> **Task prompt**:
Gather every line from the entries below that includes "script".

> **Data section**:
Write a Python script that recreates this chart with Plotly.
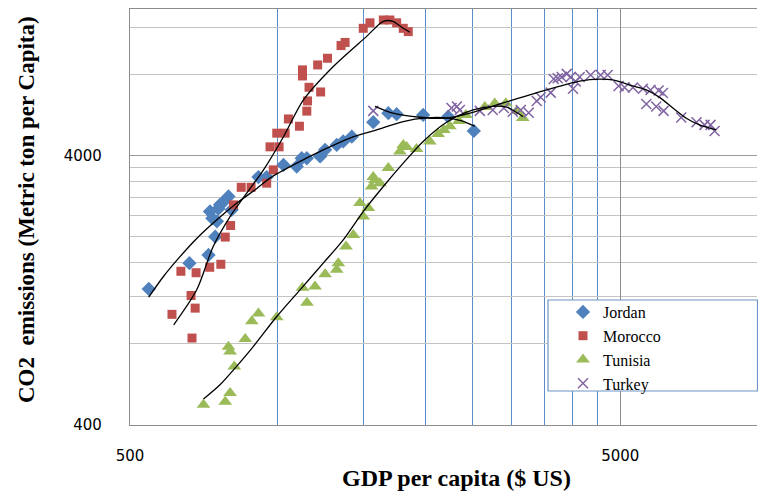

--

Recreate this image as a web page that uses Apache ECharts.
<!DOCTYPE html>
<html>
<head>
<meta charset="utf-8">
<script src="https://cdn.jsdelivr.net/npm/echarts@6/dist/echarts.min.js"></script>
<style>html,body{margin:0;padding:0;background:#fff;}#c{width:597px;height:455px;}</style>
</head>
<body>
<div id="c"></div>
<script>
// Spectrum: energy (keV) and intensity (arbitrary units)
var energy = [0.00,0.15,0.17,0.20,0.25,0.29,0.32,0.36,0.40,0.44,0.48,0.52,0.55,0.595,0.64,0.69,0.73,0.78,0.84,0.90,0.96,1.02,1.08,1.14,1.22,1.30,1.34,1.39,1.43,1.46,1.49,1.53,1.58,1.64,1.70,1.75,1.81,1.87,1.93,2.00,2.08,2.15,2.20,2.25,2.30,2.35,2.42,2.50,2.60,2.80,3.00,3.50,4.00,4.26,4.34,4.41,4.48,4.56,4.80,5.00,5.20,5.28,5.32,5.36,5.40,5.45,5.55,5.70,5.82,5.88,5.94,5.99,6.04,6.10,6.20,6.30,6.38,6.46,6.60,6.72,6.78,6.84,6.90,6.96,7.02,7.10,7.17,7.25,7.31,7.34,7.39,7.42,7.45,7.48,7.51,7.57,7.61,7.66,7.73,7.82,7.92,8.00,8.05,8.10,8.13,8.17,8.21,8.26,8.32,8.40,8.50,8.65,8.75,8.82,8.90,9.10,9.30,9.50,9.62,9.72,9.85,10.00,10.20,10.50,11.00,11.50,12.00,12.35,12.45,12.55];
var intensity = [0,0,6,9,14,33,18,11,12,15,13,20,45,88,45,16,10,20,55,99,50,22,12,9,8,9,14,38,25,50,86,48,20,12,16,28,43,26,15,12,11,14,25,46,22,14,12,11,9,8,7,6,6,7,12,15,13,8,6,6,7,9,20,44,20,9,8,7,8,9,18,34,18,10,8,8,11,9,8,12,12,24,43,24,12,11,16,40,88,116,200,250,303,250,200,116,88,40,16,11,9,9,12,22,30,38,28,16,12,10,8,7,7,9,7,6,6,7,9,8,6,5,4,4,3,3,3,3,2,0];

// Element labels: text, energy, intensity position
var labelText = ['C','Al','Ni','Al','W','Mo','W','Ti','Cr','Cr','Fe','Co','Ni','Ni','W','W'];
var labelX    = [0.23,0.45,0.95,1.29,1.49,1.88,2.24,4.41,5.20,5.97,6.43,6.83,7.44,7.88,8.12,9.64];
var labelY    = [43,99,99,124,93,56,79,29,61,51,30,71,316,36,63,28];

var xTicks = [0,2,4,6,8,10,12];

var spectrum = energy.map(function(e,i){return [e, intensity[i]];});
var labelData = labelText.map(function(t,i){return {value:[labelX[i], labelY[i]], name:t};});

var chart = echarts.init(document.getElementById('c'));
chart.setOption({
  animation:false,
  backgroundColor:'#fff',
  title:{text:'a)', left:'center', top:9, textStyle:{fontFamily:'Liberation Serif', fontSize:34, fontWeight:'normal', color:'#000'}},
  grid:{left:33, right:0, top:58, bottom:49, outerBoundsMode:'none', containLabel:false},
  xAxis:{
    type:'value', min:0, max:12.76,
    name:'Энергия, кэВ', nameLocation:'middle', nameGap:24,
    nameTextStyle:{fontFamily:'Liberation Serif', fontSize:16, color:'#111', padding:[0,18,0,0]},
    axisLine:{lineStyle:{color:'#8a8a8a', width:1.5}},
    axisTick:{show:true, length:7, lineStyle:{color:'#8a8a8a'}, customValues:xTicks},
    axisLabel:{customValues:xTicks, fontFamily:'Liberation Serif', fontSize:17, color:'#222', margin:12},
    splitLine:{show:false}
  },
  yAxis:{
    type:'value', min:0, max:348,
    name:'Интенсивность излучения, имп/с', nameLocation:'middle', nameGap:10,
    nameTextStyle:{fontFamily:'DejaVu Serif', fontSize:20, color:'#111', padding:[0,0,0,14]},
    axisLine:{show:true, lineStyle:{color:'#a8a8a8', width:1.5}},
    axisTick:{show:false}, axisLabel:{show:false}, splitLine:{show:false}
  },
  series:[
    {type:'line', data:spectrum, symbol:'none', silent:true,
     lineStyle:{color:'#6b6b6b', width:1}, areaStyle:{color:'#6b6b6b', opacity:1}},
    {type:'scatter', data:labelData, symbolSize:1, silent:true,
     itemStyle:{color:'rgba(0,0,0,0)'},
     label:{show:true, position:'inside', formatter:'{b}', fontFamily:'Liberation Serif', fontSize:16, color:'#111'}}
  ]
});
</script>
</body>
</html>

> **Written response**:
Write a Python script that recreates this chart with Plotly.
<script src="https://cdn.jsdelivr.net/npm/echarts@6/dist/echarts.min.js"></script>
<script>
</script>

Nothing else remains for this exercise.